WHAT THIS TASK INVOLVES:
Select the lines that contain "LaTeX" and copy each of them.

SOURCE DATA:

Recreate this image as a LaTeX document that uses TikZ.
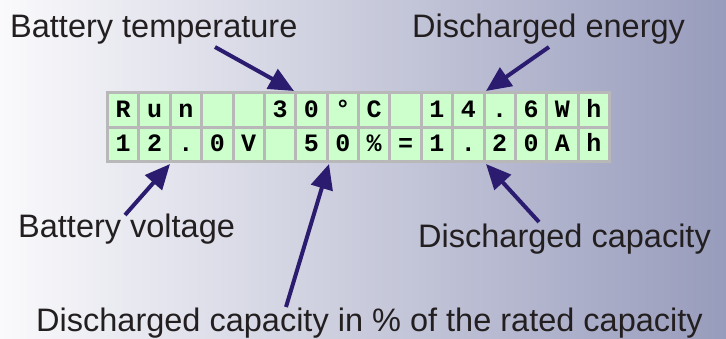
\documentclass[tikz,border=0pt]{standalone}
\usepackage{fontspec}
\setmainfont{Liberation Sans}
\newfontfamily\lcdfont{Liberation Mono}
\usetikzlibrary{arrows.meta}
\definecolor{bgL}{RGB}{250,250,252}
\definecolor{bgR}{RGB}{152,156,188}
\definecolor{framec}{RGB}{184,184,184}
\definecolor{cellc}{RGB}{204,255,204}
\definecolor{arrowc}{RGB}{43,28,112}
\definecolor{txtc}{RGB}{35,31,32}
\tikzset{
  lbl/.style={anchor=base west, inner sep=0pt, text=txtc,
    font=\fontsize{32.5}{39}\selectfont},
  cell/.style={fill=cellc, minimum width=28.375pt, minimum height=31.5pt,
    inner sep=0pt, text height=15pt, text depth=0pt,
    font=\lcdfont\bfseries\fontsize{25}{30}\selectfont},
  pointer/.style={draw=arrowc, line width=4pt,
    -{Triangle[length=25pt,width=22pt]}}
}
\begin{document}
\begin{tikzpicture}[x=1pt,y=-1pt]
\useasboundingbox (0,0) rectangle (726,338);
\shade[left color=bgL, right color=bgR] (0,0) rectangle (726,338);
% LCD panel
\node[fill=framec, minimum width=505pt, minimum height=72pt, inner sep=0pt,
  anchor=north west] (lcd) at (106,91) {};
\foreach \c [count=\i] in {R,u,n,{},{},3,0,°,C,{},1,4,.,6,W,h}
  \node[cell] (t\i) at ({123.1875+(\i-1)*31.375},109.75) {\c};
\foreach \c [count=\i] in {1,2,.,0,V,{},5,0,\%,=,1,.,2,0,A,h}
  \node[cell] (b\i) at ({123.1875+(\i-1)*31.375},144.25) {\c};
% labels
\node[lbl] (temp) at (10,37) {Battery temperature};
\node[lbl] (energy) at (412,37) {Discharged energy};
\node[lbl] (volt) at (18,237) {Battery voltage};
\node[lbl] (cap) at (418,247) {Discharged capacity};
\node[lbl] (pct) at (36,331) {Discharged capacity in \% of the rated capacity};
% arrow ends
\coordinate (tempTail) at (215,47);
\coordinate (tempTip) at (294,91);
\coordinate (energyTail) at (549,47);
\coordinate (energyTip) at (486,91);
\coordinate (voltTail) at (125,215);
\coordinate (voltTip) at (170,164);
\coordinate (pctTail) at (286,307);
\coordinate (pctTip) at (329,164);
\coordinate (capTail) at (539,222);
\coordinate (capTip) at (486,164);
\draw[pointer] (tempTail) -- (tempTip);
\draw[pointer] (energyTail) -- (energyTip);
\draw[pointer] (voltTail) -- (voltTip);
\draw[pointer] (pctTail) -- (pctTip);
\draw[pointer] (capTail) -- (capTip);
\end{tikzpicture}
\end{document}
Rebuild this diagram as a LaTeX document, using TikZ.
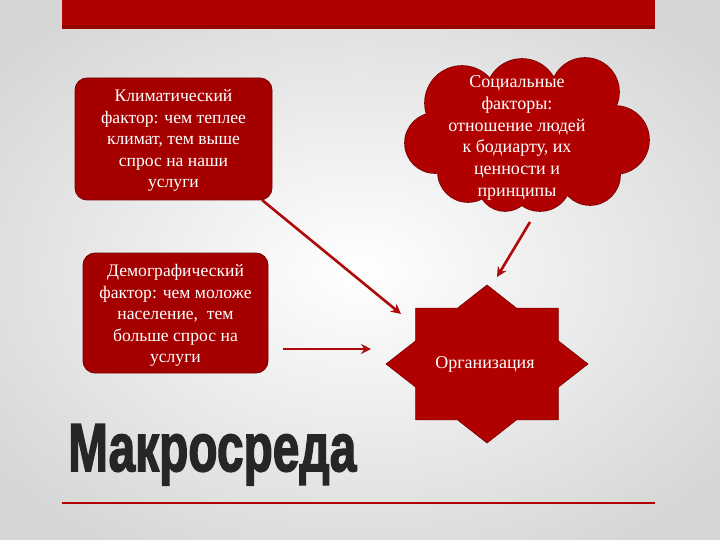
\documentclass[tikz,border=0pt]{standalone}
\usepackage{graphicx}
\usepackage{fontspec}
\setmainfont{Liberation Serif}
\newfontfamily\headfont[BoldFeatures={FakeBold=2.5}]{Liberation Sans}
\usetikzlibrary{arrows.meta}
\definecolor{barred}{RGB}{176,0,0}
\definecolor{bardark}{RGB}{150,0,0}
\definecolor{boxred}{RGB}{165,0,0}
\definecolor{boxedge}{RGB}{120,0,0}
\definecolor{arrred}{RGB}{175,10,10}
\definecolor{headgray}{RGB}{38,38,38}
\begin{document}
\begin{tikzpicture}[x=1pt,y=-1pt,
  fbox/.style={rectangle, rounded corners=12pt, fill=boxred, draw=boxedge, line width=0.8pt},
  txt/.style={text=white, align=center, inner sep=0pt, font=\fontsize{17.6}{21.5}\selectfont},
  arr/.style={draw=arrred, line width=2.6pt, -{Stealth[length=10pt,width=10pt]}}]
\useasboundingbox (0,0) rectangle (720,540);
\shade[inner color=white, outer color=gray!32] (-100,-60) rectangle (820,600);
% top bar
\fill[barred] (62,0) rectangle (655,29);
\fill[bardark] (62,25) rectangle (655,29);
% boxes
\node[fbox, minimum width=197pt, minimum height=122pt] (box1) at (173.5,139) {};
\node[txt] (t1) at (173.5,140.5) {Климатический\\фактор: чем теплее\\климат, тем выше\\спрос на наши\\услуги};
\node[fbox, minimum width=185pt, minimum height=120pt] (box2) at (175.5,313) {};
\node[txt] (t2) at (175.5,315.5) {Демографический\\фактор: чем моложе\\население,\ \ тем\\больше спрос на\\услуги};
% cloud (union of circles)
\def\cloudcircles{462/103/37, 522/95/36, 585/92/34, 615/140/34, 590/175/30, 540/180/31, 505/184/27, 468/172/30, 435/143/30}
\foreach \cx/\cy/\cr in \cloudcircles { \draw[boxedge, line width=1.6pt] (\cx,\cy) circle[radius=\cr]; }
\foreach \cx/\cy/\cr in \cloudcircles { \fill[barred] (\cx,\cy) circle[radius=\cr]; }
\fill[barred] (525,136) ellipse[x radius=85, y radius=50];
\node[txt, font=\fontsize{18}{21.8}\selectfont] (cloud) at (517,138) {Социальные\\факторы:\\отношение людей\\к бодиарту, их\\ценности и\\принципы};
% star
\fill[barred, draw=boxedge, line width=0.6pt] plot[samples at={0,...,15}, variable=\k]
  ({487+(1-0.235*mod(\k,2))*101*cos(90+22.5*\k)}, {364-(1-0.235*mod(\k,2))*79*sin(90+22.5*\k)}) -- cycle;
\node[txt, font=\fontsize{18}{21.8}\selectfont] (org) at (485,364) {Организация};
% arrows
\coordinate (a1s) at (262,200);
\coordinate (a1e) at (401,314);
\coordinate (a2s) at (283,349);
\coordinate (a2e) at (371,349);
\coordinate (a3s) at (530,222);
\coordinate (a3e) at (497,277);
\draw[arr] (a1s) -- (a1e);
\draw[arr] (a2s) -- (a2e);
\draw[arr] (a3s) -- (a3e);
% title
\node[anchor=north west, inner sep=0pt, text=headgray] (title) at (68,424) {\resizebox*{288pt}{61pt}{\headfont\bfseries Макросреда}};
\draw[barred, line width=1.8pt] (62,503) -- (655,503);
\end{tikzpicture}
\end{document}
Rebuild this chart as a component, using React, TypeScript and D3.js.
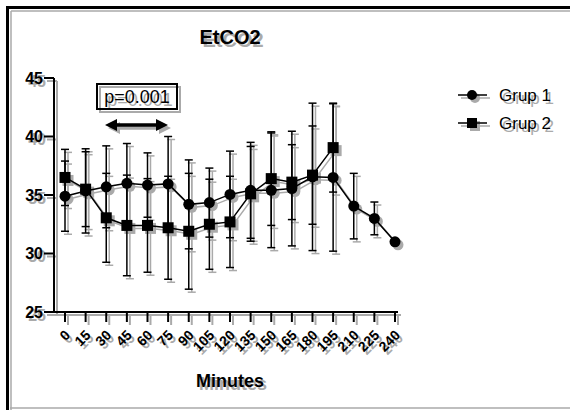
import React from 'react';
import * as d3 from 'd3';

const minutes = [0, 15, 30, 45, 60, 75, 90, 105, 120, 135, 150, 165, 180, 195, 210, 225, 240];
const grup1Mean = [34.9, 35.35, 35.7, 36.0, 35.85, 35.95, 34.2, 34.35, 35.05, 35.4, 35.4, 35.55, 36.55, 36.5, 34.05, 33.0, 31.0];
const grup1Sd = [3.0, 3.6, 3.5, 3.4, 2.75, 4.05, 3.8, 2.95, 3.7, 4.1, 4.9, 4.9, 6.3, 6.3, 2.8, 1.4, 0];
const grup2Mean = [36.5, 35.5, 33.05, 32.4, 32.4, 32.2, 31.9, 32.5, 32.7, 35.1, 36.4, 36.1, 36.7, 39.05];
const grup2Sd = [2.4, 3.2, 3.8, 4.3, 4.0, 4.4, 4.95, 3.85, 3.9, 4.05, 4.0, 3.2, 4.2, 3.8];
const yTicks = [25, 30, 35, 40, 45];
const legendNames = ['Grup 1', 'Grup 2'];

const W = 570;
const H = 410;
const FONT = 'Arial, "Liberation Sans", sans-serif';

const x = d3.scaleLinear().domain([0, 240]).range([65, 395]);
const y = d3.scaleLinear().domain([25, 45]).range([312, 78]);
const axisX = 54;

const line = d3.line<[number, number]>().x(d => x(d[0])).y(d => y(d[1]));

const g1 = minutes.map((m, i) => [m, grup1Mean[i]] as [number, number]);
const g2 = grup2Mean.map((v, i) => [minutes[i], v] as [number, number]);

function ErrorBars({ means, sds, color }: { means: number[]; sds: number[]; color: string }) {
  return (
    <g stroke={color} strokeWidth={1.5}>
      {means.map((m, i) => {
        const sd = sds[i];
        if (!sd) return null;
        const cx = x(minutes[i]);
        const top = y(m + sd);
        const bot = y(m - sd);
        return (
          <g key={i}>
            <line x1={cx} x2={cx} y1={top} y2={bot} />
            <line x1={cx - 4} x2={cx + 4} y1={top} y2={top} />
            <line x1={cx - 4} x2={cx + 4} y1={bot} y2={bot} />
          </g>
        );
      })}
    </g>
  );
}

// whole chart drawn once in grey (shifted, as a drop shadow) and once in black
function Layer({ color, dx, dy }: { color: string; dx: number; dy: number }) {
  return (
    <g transform={`translate(${dx},${dy})`} fill={color} fontFamily={FONT}>
      <text x={230} y={44} textAnchor="middle" fontWeight="bold" fontSize={20}>EtCO2</text>

      {/* y axis */}
      <line x1={axisX} x2={axisX} y1={y(45)} y2={y(25)} stroke={color} strokeWidth={2} />
      {yTicks.map(t => (
        <g key={t}>
          <line x1={axisX - 10} x2={axisX} y1={y(t)} y2={y(t)} stroke={color} strokeWidth={2} />
          <text x={axisX - 11} y={y(t)} dy="0.36em" textAnchor="end" fontWeight="bold" fontSize={16}>{t}</text>
        </g>
      ))}

      {/* x axis */}
      <line x1={axisX} x2={398} y1={312} y2={312} stroke={color} strokeWidth={2} />
      {minutes.map(m => (
        <g key={m}>
          <line x1={x(m)} x2={x(m)} y1={312} y2={322} stroke={color} strokeWidth={2} />
          <text transform={`translate(${x(m) + 6},336) rotate(-45)`} textAnchor="end" fontWeight="bold" fontSize={14}>{m}</text>
        </g>
      ))}
      <text x={230} y={387} textAnchor="middle" fontWeight="bold" fontSize={18}>Minutes</text>

      {/* error bars */}
      <ErrorBars means={grup1Mean} sds={grup1Sd} color={color} />
      <ErrorBars means={grup2Mean} sds={grup2Sd} color={color} />

      {/* lines and markers */}
      <path d={line(g1) || ''} fill="none" stroke={color} strokeWidth={1.5} />
      <path d={line(g2) || ''} fill="none" stroke={color} strokeWidth={1.5} />
      {g1.map((d, i) => <circle key={i} cx={x(d[0])} cy={y(d[1])} r={5.5} />)}
      {g2.map((d, i) => <rect key={i} x={x(d[0]) - 5.5} y={y(d[1]) - 5.5} width={11} height={11} />)}

      {/* legend */}
      {legendNames.map((name, i) => {
        const ly = 95 + i * 28;
        return (
          <g key={name}>
            <line x1={458} x2={487} y1={ly} y2={ly} stroke={color} strokeWidth={1.5} />
            {i === 0
              ? <circle cx={472} cy={ly} r={5} />
              : <rect x={467} y={ly - 5} width={10} height={10} />}
            <text x={499} y={ly} dy="0.36em" fontSize={17}>{name}</text>
          </g>
        );
      })}

      {/* p value annotation */}
      <rect x={97} y={84} width={80} height={25} fill="none" stroke={color} strokeWidth={2} />
      <text x={137} y={97} dy="0.36em" textAnchor="middle" fontSize={18}>p=0.001</text>
      <line x1={114} x2={159} y1={125} y2={125} stroke={color} strokeWidth={3.5} />
      <path d="M105,125 L117,119 L117,131 Z" />
      <path d="M168,125 L156,119 L156,131 Z" />
    </g>
  );
}

export default function App() {
  return (
    <svg width={W} height={H} style={{ position: 'absolute', left: 0, top: 0, background: '#fff' }}>
      <rect x={0} y={0} width={W} height={H} fill="#fff" />
      {/* frame */}
      <line x1={11} x2={W} y1={11} y2={11} stroke="#aaa" strokeWidth={1.5} />
      <line x1={11} x2={11} y1={11} y2={H} stroke="#aaa" strokeWidth={1.5} />
      <line x1={10} x2={W} y1={408} y2={408} stroke="#aaa" strokeWidth={1.5} />
      <rect x={7.5} y={7.5} width={W} height={H} fill="none" stroke="#000" strokeWidth={3} />
      <Layer color="#aaa" dx={3} dy={3} />
      <Layer color="#000" dx={0} dy={0} />
    </svg>
  );
}
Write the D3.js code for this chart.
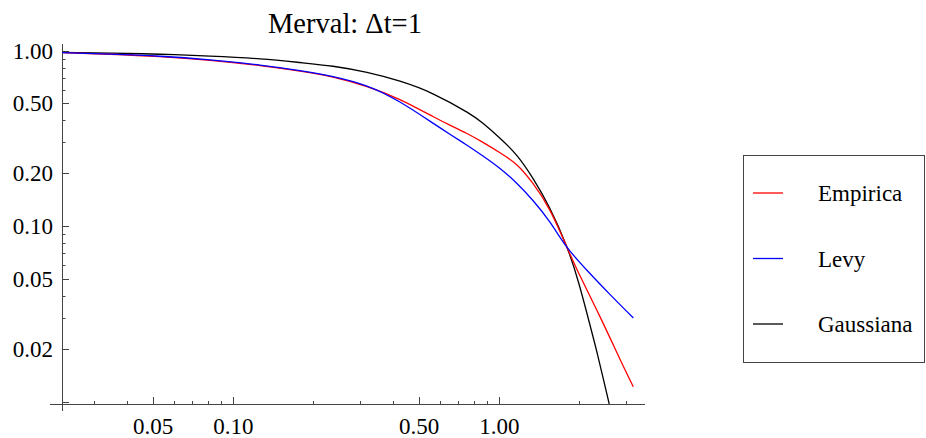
<!DOCTYPE html>
<html><head><meta charset="utf-8">
<script src="https://cdn.jsdelivr.net/npm/d3@7"></script>
<style>
html,body{margin:0;padding:0;background:#fff;}
</style></head>
<body><svg id="c" width="926" height="438"></svg>
<script>
// ---- data ----
const title = "Merval: \u0394t=1";
const seriesNames = ["Empirica", "Levy", "Gaussiana"];
const seriesColors = ["#ff0000", "#0000ff", "#000000"];

const xEmpirica = [0.0227,0.0344,0.053,0.0817,0.126,0.178,0.237,0.318,0.423,0.563,0.652,0.756,0.868,1.006,1.165,1.338,1.55,1.796,2.0,2.39,2.84,3.19];
const yEmpirica = [0.974,0.953,0.924,0.880,0.821,0.764,0.706,0.623,0.526,0.421,0.376,0.337,0.300,0.262,0.223,0.175,0.123,0.0759,0.0530,0.0305,0.0175,0.01215];

const xLevy = [0.0227,0.0344,0.053,0.0817,0.126,0.178,0.237,0.318,0.423,0.563,0.652,0.756,0.868,1.006,1.165,1.338,1.55,1.796,2.135,2.60,3.19];
const yLevy = [0.974,0.955,0.928,0.885,0.827,0.769,0.711,0.628,0.509,0.386,0.334,0.289,0.251,0.213,0.175,0.140,0.1054,0.0759,0.0561,0.0410,0.0300];

const xGauss = [0.0227,0.0344,0.053,0.0817,0.126,0.178,0.237,0.318,0.423,0.563,0.756,0.868,1.006,1.165,1.338,1.55,1.796,1.99,2.135,2.288,2.452,2.59];
const yGauss = [0.977,0.968,0.953,0.930,0.897,0.855,0.814,0.751,0.669,0.567,0.446,0.385,0.317,0.252,0.187,0.126,0.0759,0.0473,0.0319,0.0213,0.0138,0.0097];

const xMajor = [0.05, 0.1, 0.5, 1];
const xMajorLabels = ["0.05", "0.10", "0.50", "1.00"];
const xMinor = [0.03,0.04,0.06,0.07,0.08,0.09,0.2,0.3,0.4,0.6,0.7,0.8,0.9,2,3];
const yMajor = [1, 0.5, 0.2, 0.1, 0.05, 0.02, 0.01];
const yMajorLabels = ["1.00", "0.50", "0.20", "0.10", "0.05", "0.02", ""];
const yMinor = [0.9,0.8,0.7,0.6,0.4,0.3,0.09,0.08,0.07,0.06,0.04,0.03];

// ---- drawing ----
const FONT = "'Liberation Serif', 'Times New Roman', serif";
const svg = d3.select("#c");
const x = d3.scaleLog().domain([0.0227, 3.53]).range([62, 645]);
const y = d3.scaleLog().domain([0.0097, 1.09]).range([404, 44]);

svg.append("defs").append("clipPath").attr("id","pc")
  .append("rect").attr("x",62).attr("y",40).attr("width",600).attr("height",364);

const axisCol = "#444";
svg.append("line").attr("x1",50).attr("x2",645).attr("y1",404.5).attr("y2",404.5)
  .attr("stroke",axisCol).attr("stroke-width",1);
svg.append("line").attr("x1",62.5).attr("x2",62.5).attr("y1",44).attr("y2",411)
  .attr("stroke",axisCol).attr("stroke-width",1);

const xa = svg.append("g");
xa.selectAll(".xmaj").data(xMajor).join("line")
  .attr("x1",d=>Math.round(x(d))+0.5).attr("x2",d=>Math.round(x(d))+0.5)
  .attr("y1",404).attr("y2",397).attr("stroke",axisCol);
xa.selectAll(".xmin").data(xMinor).join("line")
  .attr("x1",d=>Math.round(x(d))+0.5).attr("x2",d=>Math.round(x(d))+0.5)
  .attr("y1",404).attr("y2",401).attr("stroke",axisCol);
xa.selectAll("text").data(xMajor).join("text")
  .attr("x",d=>x(d)).attr("y",434).attr("text-anchor","middle")
  .style("font-family",FONT).attr("font-size",23).text((d,i)=>xMajorLabels[i]);

const ya = svg.append("g");
ya.selectAll(".ymaj").data(yMajor).join("line")
  .attr("x1",62).attr("x2",69)
  .attr("y1",d=>Math.round(y(d))+0.5).attr("y2",d=>Math.round(y(d))+0.5).attr("stroke",axisCol);
ya.selectAll(".ymin").data(yMinor).join("line")
  .attr("x1",62).attr("x2",65.5)
  .attr("y1",d=>Math.round(y(d))+0.5).attr("y2",d=>Math.round(y(d))+0.5).attr("stroke",axisCol);
ya.selectAll("text").data(yMajor).join("text")
  .attr("x",53).attr("y",d=>y(d)+8).attr("text-anchor","end")
  .style("font-family",FONT).attr("font-size",23).text((d,i)=>yMajorLabels[i]);

const line = d3.line().x(d=>x(d[0])).y(d=>y(d[1])).curve(d3.curveNatural);
const allSeries = [
  d3.zip(xEmpirica, yEmpirica),
  d3.zip(xLevy, yLevy),
  d3.zip(xGauss, yGauss)
];
const plot = svg.append("g").attr("clip-path","url(#pc)");
[2,0,1].forEach(i=>{
  plot.append("path").attr("d", line(allSeries[i])).attr("fill","none")
    .attr("stroke", seriesColors[i]).attr("stroke-width",1.3);
});

svg.append("text").attr("x",345).attr("y",33).attr("text-anchor","middle")
  .style("font-family",FONT).attr("font-size",28.5).text(title);

const lg = svg.append("g");
lg.append("rect").attr("x",743.5).attr("y",155.5).attr("width",181).attr("height",207)
  .attr("fill","#fff").attr("stroke",axisCol).attr("stroke-width",1);
const ly = [193, 258.5, 324];
seriesNames.forEach((n,i)=>{
  lg.append("line").attr("x1",753).attr("x2",783).attr("y1",ly[i]).attr("y2",ly[i])
    .attr("stroke",seriesColors[i]).attr("stroke-width",1.3);
  lg.append("text").attr("x",818).attr("y",ly[i]+8)
    .style("font-family",FONT).attr("font-size",23).text(n);
});
</script></body></html>
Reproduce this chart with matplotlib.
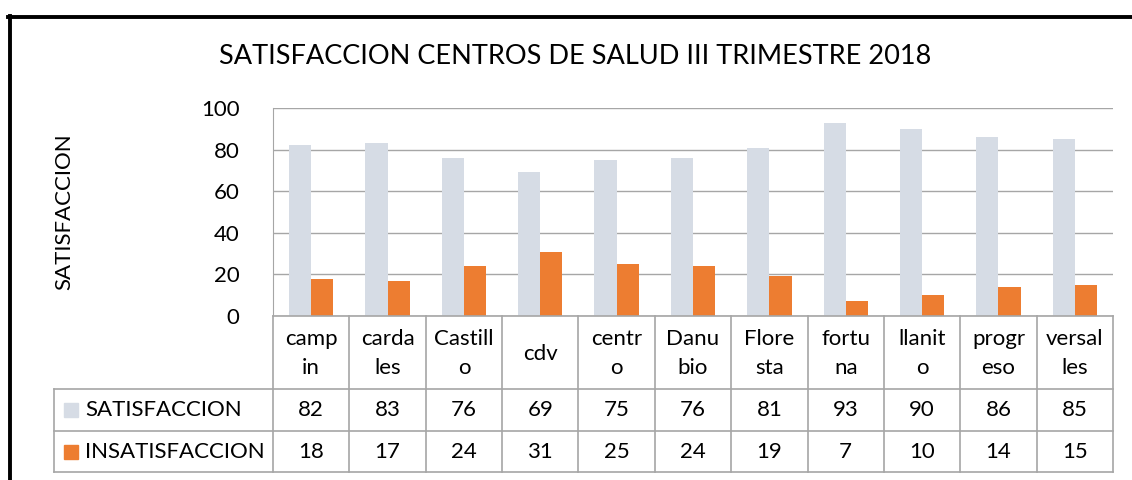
import matplotlib.pyplot as plt
from matplotlib.lines import Line2D
from matplotlib.patches import Rectangle
import numpy as np

plt.rcParams['font.family'] = ['Lato', 'DejaVu Sans']

centros = ["camp\nin", "carda\nles", "Castill\no", "cdv", "centr\no", "Danu\nbio",
           "Flore\nsta", "fortu\nna", "llanit\no", "progr\neso", "versal\nles"]
satisfaccion = [82, 83, 76, 69, 75, 76, 81, 93, 90, 86, 85]
insatisfaccion = [18, 17, 24, 31, 25, 24, 19, 7, 10, 14, 15]
series_names = ["SATISFACCION", "INSATISFACCION"]
colors = ["#D6DCE5", "#ED7D31"]

W, H = 1132, 480
fig = plt.figure(figsize=(W / 100, H / 100), dpi=100)

# plot area in pixels (left, top, right, bottom)
pl, pt, pr, pb = 273, 108, 1113, 316
ax = fig.add_axes([pl / W, 1 - pb / H, (pr - pl) / W, (pb - pt) / H])

x = np.arange(len(centros))
bw = 0.29
ax.bar(x - bw / 2, satisfaccion, bw, color=colors[0], zorder=2)
ax.bar(x + bw / 2, insatisfaccion, bw, color=colors[1], zorder=2)

ax.set_xlim(-0.5, len(centros) - 0.5)
ax.set_ylim(0, 100)
ax.set_yticks(range(0, 101, 20))
ax.yaxis.grid(True, color="#A6A6A6", linewidth=1.0, zorder=0)
ax.tick_params(axis="y", length=0, labelsize=16, pad=24)
ax.tick_params(axis="x", length=0, labelbottom=False)
for s in ["top", "right", "bottom"]:
    ax.spines[s].set_visible(False)
ax.spines["left"].set_color("#A6A6A6")
ax.set_ylabel("SATISFACCION", fontsize=16, labelpad=91)

fig.text(0.508, 1 - 57 / H, "SATISFACCION CENTROS DE SALUD III TRIMESTRE 2018",
         ha="center", va="center", fontsize=19.5)

# data table below the plot (pixel rows)
line_c = "#A6A6A6"
row_y = [316, 389, 431, 472]
table_left = 54
colw = (pr - pl) / len(centros)

def fx(px):
    return px / W

def fy(py):
    return 1 - py / H

# horizontal lines
fig.add_artist(Line2D([fx(pl), fx(pr)], [fy(row_y[0])] * 2, color=line_c, lw=1.2))
for yy in row_y[1:]:
    fig.add_artist(Line2D([fx(table_left), fx(pr)], [fy(yy)] * 2, color=line_c, lw=1.2))
# vertical lines
fig.add_artist(Line2D([fx(table_left)] * 2, [fy(row_y[1]), fy(row_y[3])], color=line_c, lw=1.2))
for i in range(len(centros) + 1):
    xx = pl + i * colw
    fig.add_artist(Line2D([fx(xx)] * 2, [fy(row_y[0]), fy(row_y[3])], color=line_c, lw=1.2))

for i, name in enumerate(centros):
    cx = pl + (i + 0.5) * colw
    fig.text(fx(cx), fy((row_y[0] + row_y[1]) / 2 + 1), name, ha="center", va="center",
             fontsize=16, linespacing=1.55)
    fig.text(fx(cx), fy((row_y[1] + row_y[2]) / 2), str(satisfaccion[i]),
             ha="center", va="center", fontsize=16)
    fig.text(fx(cx), fy((row_y[2] + row_y[3]) / 2), str(insatisfaccion[i]),
             ha="center", va="center", fontsize=16)

for j, (nm, c) in enumerate(zip(series_names, colors)):
    cy = (row_y[j + 1] + row_y[j + 2]) / 2
    fig.add_artist(Rectangle((fx(64), fy(cy + 7)), 14 / W, 14 / H, color=c))
    fig.text(fx(85), fy(cy), nm, ha="left", va="center", fontsize=16)

# outer chart frame (partially visible)
fig.add_artist(Line2D([fx(9.5), fx(9.5)], [fy(16), 0], color="black", lw=2.8))
fig.add_artist(Line2D([fx(8), 1], [fy(16.5), fy(16.5)], color="black", lw=2.8))

fig.savefig("out.png", dpi=100)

REPLY:
Recreate this image as a LaTeX document that uses TikZ.
Rebuild this diagram as a LaTeX document, using TikZ.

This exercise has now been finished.